Я пошла на очередной урок и кое-как провела его, ни на минуту не забывая об имевшем место разговоре. Мне нужен был совет и по существу, и, как я уже понимала, скорее всего, для обсуждения, как отказаться от этого «лестного» предложения.
Мама была в Займище, и я могла к ней поехать только в воскресенье. Вечером, после работы, я помчалась к Капицам, семья которых тоже была эвакуирована в Казань. Я не могу сейчас вспомнить, с кем я говорила, с Анной Алексеевной или Надеждой Константиновной (женой брата Петра Леонидовича), но я помню бурную реакцию на всё происшедшее и недоумение, как я могла сразу же не отказаться от предложенной мне карьеры. Такую же позицию заняла и мама, которая, прежде всего, испугалась за меня. Мне говорили, что я должна как можно скорее отказаться от этого предложения, придумав очень убедительный предлог, даже рассказав о папе, который провёл в тюрьме около трёх лет.

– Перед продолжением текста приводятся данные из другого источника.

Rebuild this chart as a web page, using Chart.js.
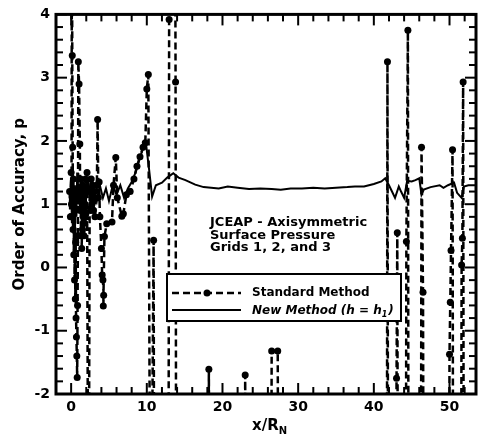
<!DOCTYPE html>
<html>
<head>
<meta charset="utf-8">
<script src="https://cdn.jsdelivr.net/npm/chart.js@4/dist/chart.umd.min.js"></script>
<style>
  html, body { margin: 0; padding: 0; background: #fff; }
</style>
</head>
<body>
<canvas id="chart" width="480" height="437"></canvas>
<script>
// Standard method: x/R_N and order of accuracy p (values below -2 / above 4 run off the plot)
const stdX = [-0.2, -0.1, 0.0, 0.05, 0.1, 0.15, 0.2, 0.25, 0.3, 0.35, 0.4, 0.45, 0.5, 0.55, 0.6, 0.65, 0.7, 0.75, 0.8,
  0.85, 0.9, 0.95, 1.05, 1.15, 1.2, 1.25, 1.3, 1.35, 1.4, 1.45, 1.5, 1.55, 1.6, 1.65, 1.7, 1.75, 1.8, 1.85, 1.9,
  1.95, 2.0, 2.1, 2.3, 2.45, 2.55, 2.65, 2.75, 2.85, 2.95, 3.05, 3.15, 3.25, 3.4, 3.5, 3.6, 3.7, 3.8, 4.0, 4.1,
  4.2, 4.3, 4.25, 4.4, 4.7, 5.4, 5.6, 5.9, 6.1, 6.7, 6.9, 7.3, 7.8, 8.3, 8.7, 9.1,
  9.5, 9.8, 10.0, 10.2, 10.5, 10.9, 11.0, 12.85, 12.95, 13.05, 13.7, 13.8, 13.9, 18.1, 18.2, 18.3, 22.9, 23.0,
  23.1, 26.4, 26.5, 27.3, 27.4, 41.7, 41.8, 41.9, 42.9, 43.0, 43.1, 43.2, 44.2, 44.3, 44.5, 44.6, 46.2, 46.3,
  46.5, 46.6, 49.9, 50.0, 50.1, 50.2, 50.4, 50.5, 51.5, 51.6, 51.7, 51.8, 51.9, 53.5];
const stdP = [1.2, 0.8, 1.5, 1.0, 6, 3.35, 1.9, 0.6, 1.4, 0.2, 1.1, -0.2, 0.9, -0.5, 0.4, -0.8, -1.1, -1.4, -1.74,
  -0.6, 0.5, 3.25, 2.9, 1.95, 0.9, 1.4, 0.5, 1.2, 0.3, 1.0, 0.6, 1.3, 0.8, 1.1, 0.5, 1.25, 0.7, 1.0, 1.4,
  0.85, 1.2, 1.5, -6, 1.2, 0.9, 1.4, 1.0, 1.3, 0.9, 1.2, 0.8, 1.1, 1.3, 2.34, 1.1, 1.35, 0.8, 0.3, -0.12,
  -0.2, -0.44, -0.61, 0.49, 0.69, 0.72, 1.3, 1.74, 1.1, 0.81, 0.85, 1.15, 1.2, 1.4, 1.6, 1.75,
  1.9, 1.97, 2.82, 3.05, -6, 0.43, -6, -6, 3.92, 8, 8, 2.93, -6, -6, -1.61, -6, -6, -1.70,
  -6, -6, -1.32, -1.32, -6, -6, 3.25, -6, -6, -1.75, 0.55, -6, -6, 0.41, 3.75, -6, -6, 1.9,
  -0.39, -6, -6, -1.37, -0.55, 0.27, 1.86, -6, -6, 0.04, 0.46, 2.93, -6, -6];

// New method (h = h1)
const newX = [-0.2, 0.0, 0.1, 0.2, 0.3, 0.4, 0.5, 0.6, 0.7, 0.8, 0.9, 1.0, 1.2, 1.4, 1.6, 1.8, 2.0, 2.3, 2.6, 3.0,
  3.4, 3.8, 4.2, 4.6, 5.0, 5.5, 6.0, 6.5, 7.0, 7.5, 8.0, 8.5, 9.0, 9.5, 9.9, 10.3, 10.7, 11.2, 12.0, 12.7, 13.5,
  14.2, 15.1, 16.4, 17.5, 18.5, 19.5, 20.7, 22, 23.5, 25, 26.5, 27.7, 29, 30.5, 32, 33.5, 35, 36.5, 37.5, 38.7,
  40.0, 41.0, 41.5, 42.0, 42.4, 42.8, 43.3, 43.6, 44.0, 44.4, 45.0, 45.5, 46.0, 46.3, 46.6, 47.5, 48.7, 49.2,
  49.8, 50.6, 51.0, 51.6, 51.9, 52.5, 53.5];
const newP = [1.0, 1.4, 0.7, 1.6, 0.9, 1.3, 0.6, 1.2, 0.8, 1.5, 1.0, 1.3, 0.9, 1.4, 1.0, 1.3, 1.1, 1.35, 1.0, 1.25,
  1.05, 1.3, 1.1, 1.25, 1.05, 1.3, 1.15, 1.3, 1.1, 1.25, 1.35, 1.5, 1.7, 1.88, 1.95, 1.55, 1.12, 1.3, 1.34, 1.42, 1.49,
  1.42, 1.38, 1.31, 1.27, 1.26, 1.25, 1.28, 1.26, 1.24, 1.25, 1.24, 1.23, 1.25, 1.25, 1.26, 1.25, 1.26, 1.27, 1.28, 1.28,
  1.32, 1.36, 1.41, 1.3, 1.2, 1.1, 1.28, 1.2, 1.1, 1.37, 1.36, 1.38, 1.41, 1.15, 1.23, 1.27, 1.3, 1.26,
  1.3, 1.34, 1.18, 1.1, 1.28, 1.3, 1.3];

const noteLines = ['JCEAP - Axisymmetric', 'Surface Pressure', 'Grids 1, 2, and 3'];

const FONT = '"DejaVu Sans", "Liberation Sans", Arial, sans-serif';

function pts(xs, ys) {
  return xs.map((x, i) => ({ x: x, y: ys[i] }));
}

// frame, inward ticks, legend box, note and x title
const decor = {
  id: 'decor',
  afterDraw(chart) {
    const ctx = chart.ctx;
    const a = chart.chartArea;
    const xs = chart.scales.x, ys = chart.scales.y;
    ctx.save();
    ctx.strokeStyle = '#000';
    ctx.fillStyle = '#000';

    const seg = (x1, y1, x2, y2) => { ctx.beginPath(); ctx.moveTo(x1, y1); ctx.lineTo(x2, y2); ctx.stroke(); };

    ctx.lineWidth = 2;
    for (let i = 0; i <= 30; i++) {
      const v = ys.min + i * 0.2;
      const py = ys.getPixelForValue(v);
      const len = i % 5 === 0 ? 11 : 7;
      seg(a.left, py, a.left + len, py);
      seg(a.right, py, a.right - len, py);
    }
    for (let v = 0; v <= xs.max; v += 2) {
      const px = xs.getPixelForValue(v);
      const len = v % 10 === 0 ? 11 : 7;
      seg(px, a.bottom, px, a.bottom - len);
      seg(px, a.top, px, a.top + len);
    }
    ctx.lineWidth = 3;
    ctx.strokeRect(a.left, a.top, a.right - a.left, a.bottom - a.top);

    // note
    ctx.font = 'bold 13px ' + FONT;
    ctx.textBaseline = 'alphabetic';
    ctx.textAlign = 'left';
    noteLines.forEach((t, i) => ctx.fillText(t, 210, 226 + i * 12.5));

    // legend
    const ds = chart.data.datasets;
    const bx = 167, by = 274, bw = 234, bh = 47;
    ctx.fillStyle = '#fff';
    ctx.fillRect(bx, by, bw, bh);
    ctx.lineWidth = 2;
    ctx.strokeRect(bx, by, bw, bh);
    ctx.fillStyle = '#000';
    ctx.lineWidth = 2.5;
    ctx.setLineDash([7, 4]);
    seg(172, 293, 241, 293);
    ctx.setLineDash([]);
    ctx.beginPath(); ctx.arc(207, 293, 3.5, 0, Math.PI * 2); ctx.fill();
    ctx.lineWidth = 2;
    seg(172, 310, 241, 310);
    ctx.textBaseline = 'middle';
    ctx.font = 'bold 12px ' + FONT;
    ctx.fillText(ds[0].label, 252, 293);
    ctx.font = 'italic bold 12px ' + FONT;
    const main = ds[1].label;
    ctx.fillText(main, 252, 311);
    let w = ctx.measureText(main).width;
    ctx.font = 'italic bold 8px ' + FONT;
    ctx.fillText('1', 252 + w, 315);
    w += ctx.measureText('1').width;
    ctx.font = 'italic bold 12px ' + FONT;
    ctx.fillText(')', 252 + w + 1, 311);

    // x axis title with subscript
    ctx.textBaseline = 'alphabetic';
    ctx.font = 'bold 15px ' + FONT;
    const t = 'x/R';
    const tw = ctx.measureText(t).width;
    ctx.fillText(t, 252, 430);
    ctx.font = 'bold 10px ' + FONT;
    ctx.fillText('N', 252 + tw, 434);
    ctx.restore();
  }
};

new Chart(document.getElementById('chart'), {
  type: 'line',
  data: {
    datasets: [
      {
        label: 'Standard Method',
        data: pts(stdX, stdP),
        borderColor: '#000',
        backgroundColor: '#000',
        borderWidth: 2.5,
        borderDash: [7, 4],
        pointRadius: 3.5,
        pointBorderWidth: 0,
        pointBackgroundColor: '#000',
        tension: 0,
        clip: 1
      },
      {
        label: 'New Method (h = h',
        data: pts(newX, newP),
        borderColor: '#000',
        borderWidth: 2,
        pointRadius: 0,
        tension: 0,
        clip: 1
      }
    ]
  },
  options: {
    responsive: false,
    animation: false,
    devicePixelRatio: 1,
    layout: { padding: { left: 0, right: 2, top: 6, bottom: 0 } },
    plugins: { legend: { display: false }, tooltip: { enabled: false } },
    scales: {
      x: {
        type: 'linear',
        min: -2,
        max: 53.5,
        grid: { display: false, drawTicks: false },
        border: { display: false },
        ticks: {
          stepSize: 10,
          includeBounds: false,
          padding: 5,
          color: '#000',
          font: { family: FONT, size: 14, weight: 'bold' }
        },
        afterFit(scale) { scale.height = 43; }
      },
      y: {
        min: -2,
        max: 4,
        grid: { display: false, drawTicks: false },
        border: { display: false },
        ticks: {
          stepSize: 1,
          padding: 6,
          color: '#000',
          font: { family: FONT, size: 14, weight: 'bold' }
        },
        title: {
          display: true,
          text: 'Order of Accuracy, p',
          color: '#000',
          font: { family: FONT, size: 15, weight: 'bold' },
          padding: { top: 11, bottom: 0 }
        },
        afterFit(scale) { scale.width = 56; }
      }
    }
  },
  plugins: [decor]
});
</script>
</body>
</html>
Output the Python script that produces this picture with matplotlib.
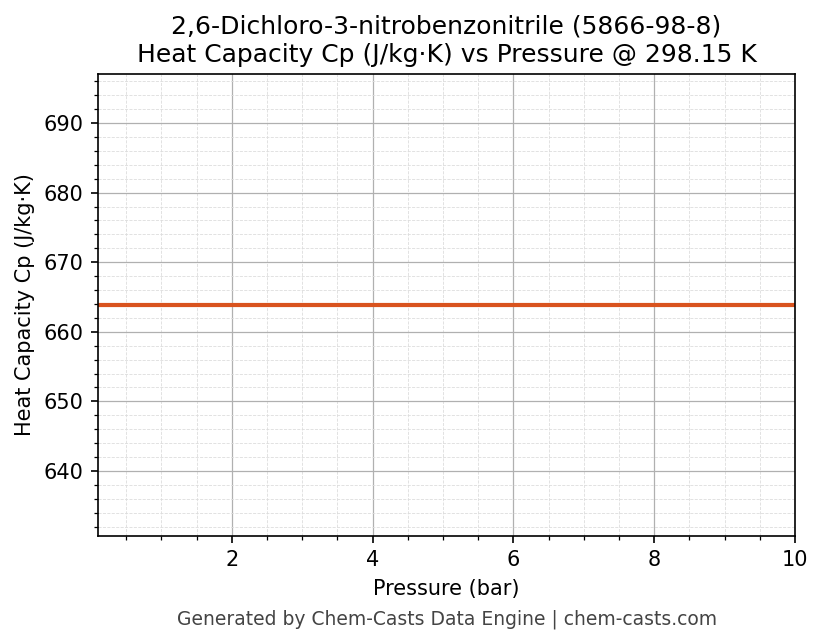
import matplotlib
matplotlib.use("Agg")
import matplotlib.pyplot as plt
from matplotlib.ticker import MultipleLocator
import numpy as np

pressure_bar = [0.1, 1.0, 2.0, 3.0, 4.0, 5.0, 6.0, 7.0, 8.0, 9.0, 10.0]
cp_values = [663.86] * len(pressure_bar)

title = "2,6-Dichloro-3-nitrobenzonitrile (5866-98-8)\nHeat Capacity Cp (J/kg·K) vs Pressure @ 298.15 K"
xlabel = "Pressure (bar)"
ylabel = "Heat Capacity Cp (J/kg·K)"
footer = "Generated by Chem-Casts Data Engine | chem-casts.com"

fig, ax = plt.subplots(figsize=(823/150, 644/150), dpi=150)
fig.subplots_adjust(left=0.119, right=0.966, top=0.885, bottom=0.168)

ax.plot(pressure_bar, cp_values, color="#D9531E", linewidth=2.0)
ax.set_xlim(min(pressure_bar), max(pressure_bar))
v = np.mean(cp_values)
ax.set_ylim(v * 0.95, v * 1.05)

ax.xaxis.set_major_locator(MultipleLocator(2))
ax.xaxis.set_minor_locator(MultipleLocator(0.5))
ax.yaxis.set_major_locator(MultipleLocator(10))
ax.yaxis.set_minor_locator(MultipleLocator(2))

ax.grid(True, which="major", color="#b0b0b0", linewidth=0.6)
ax.grid(True, which="minor", color="#dddddd", linestyle="--", linewidth=0.4)
ax.set_axisbelow(True)

ax.set_title(title, fontsize=12)
ax.set_xlabel(xlabel, fontsize=10)
ax.set_ylabel(ylabel, fontsize=10)
ax.tick_params(labelsize=10)

fig.text(0.5435, 0.023, footer, ha="center", va="bottom", fontsize=9, color="#444444")

fig.savefig("out.png", dpi=150)
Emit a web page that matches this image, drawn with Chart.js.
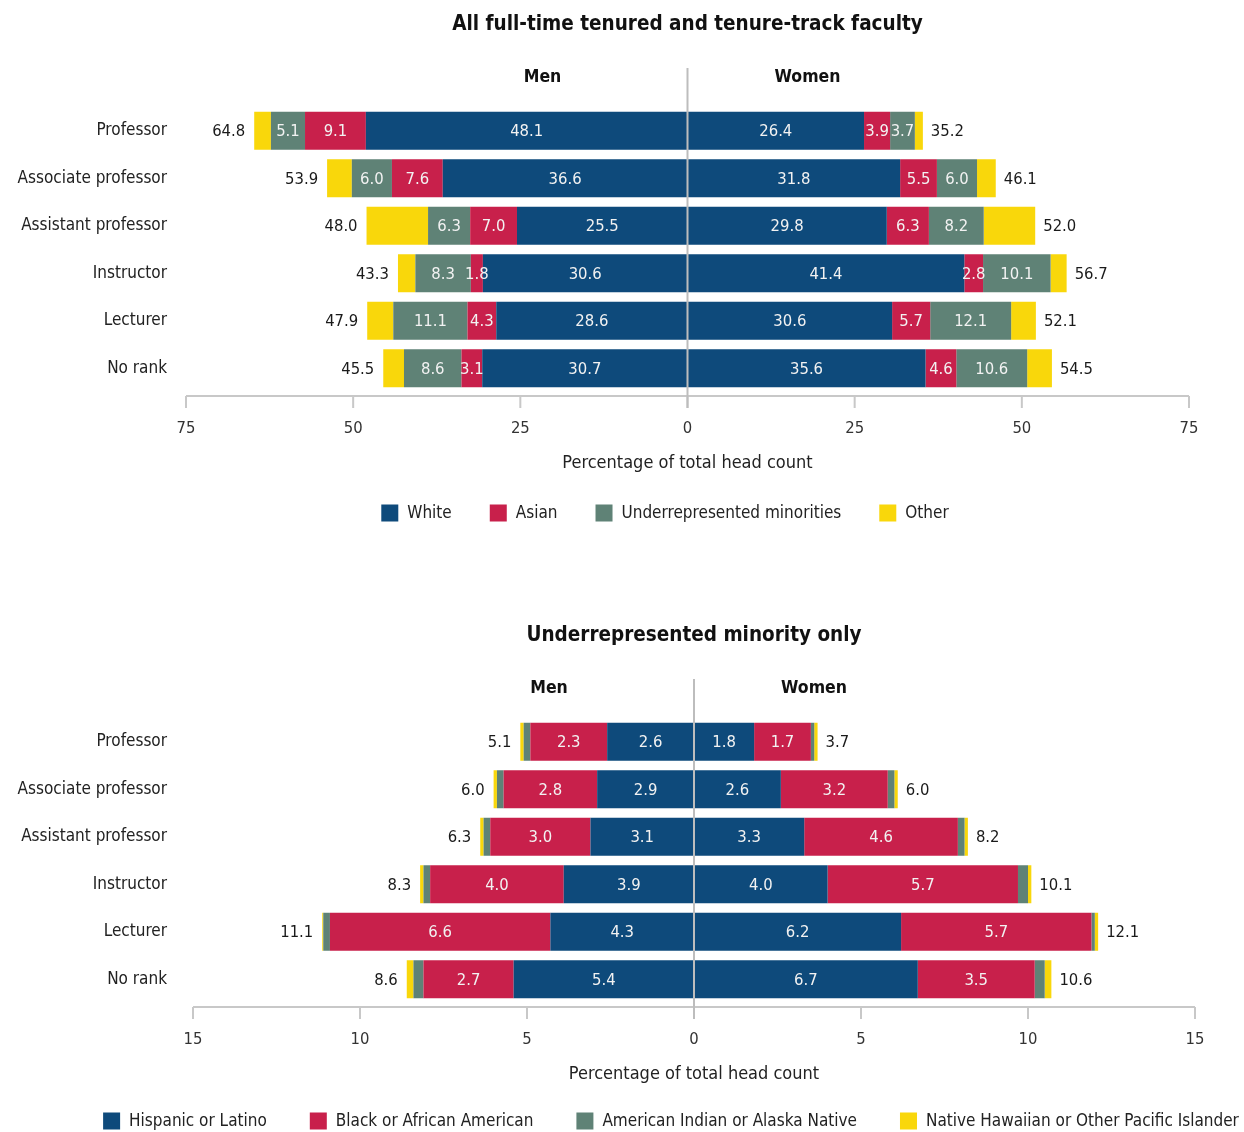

Прошло несколько дней, меня снова позвали, и я очень путанно и взволновано говорила, что я не могу принять столь ответственное предложение и прежде всего потому, что не могу оставить родителей.
Во-первых, продолжала я, моя мама уже перенесла инфаркт и ей может в любую минуту потребоваться моя помощь. Во вторых, мой отец находится в Ленинграде, и блокада ухудшила его состояние, уже подорванное тремя годами пребывания в тюрьме без всякой вины: его выпустили на свободу в связи с прекращением его дела только в середине 1940 года.
Тут они меня прервали и спросили, почему я не сообщила об этом при поступлении в Академию. Я, скромно, но, как мне показалось, с достоинством ответила, что такого вопроса о несправедливо арестованных и выпущенных потом на свободу родственниках в анкете не было.
Возникла пауза, и меня отпустили. С этого момента у меня началась серия неприятностей. В поезде, в котором я ехала к маме, у меня украли чемоданчик. В нём были все документы, выданные Академией, продуктовые карточки, деньги. Потом была выявлена моя далеко не формальная связь с одним из курсантов, старшим лейтенантом моих лет Ванечкой Ладыгой. Это рассматривалось если не как преступление, то, во всяком случае, как проступок. Но Ванечка уезжал на фронт (вернее за фронт) на свою «камикадзную» работу, и мы потеряли бдительность.
Стояла осень 1943 года, и Академия собиралась обратно в Москву. А меня оставили в Казани. Мне же до отчаяния хотелось в столицу, где уже бурлила жизнь. Но надо было как-то смириться с происшедшим, найти работу и жить, надеясь, что со временем всё образуется.
Поступить на работу в институты Академии Наук было очень трудно, да мне и не очень хотелось. Несмотря на полное отсутствие какой бы то ни было перспективы найти интересную работу, какое-то необъяснимое чутьё создало во мне уверенность, что я работу найду и что нужно устроиться в ожидании «чуда» на любую работу.
И так случилось, что день своего 26-летия — 15 ноября 1943 года — я встретила музыкальным работником в двух, а затем и трёх детских садиках, где, во всяком случае, меня кормили. В свободное от работы время я иногда участвовала в концертах в госпиталях для раненых на фронте солдат и офицеров.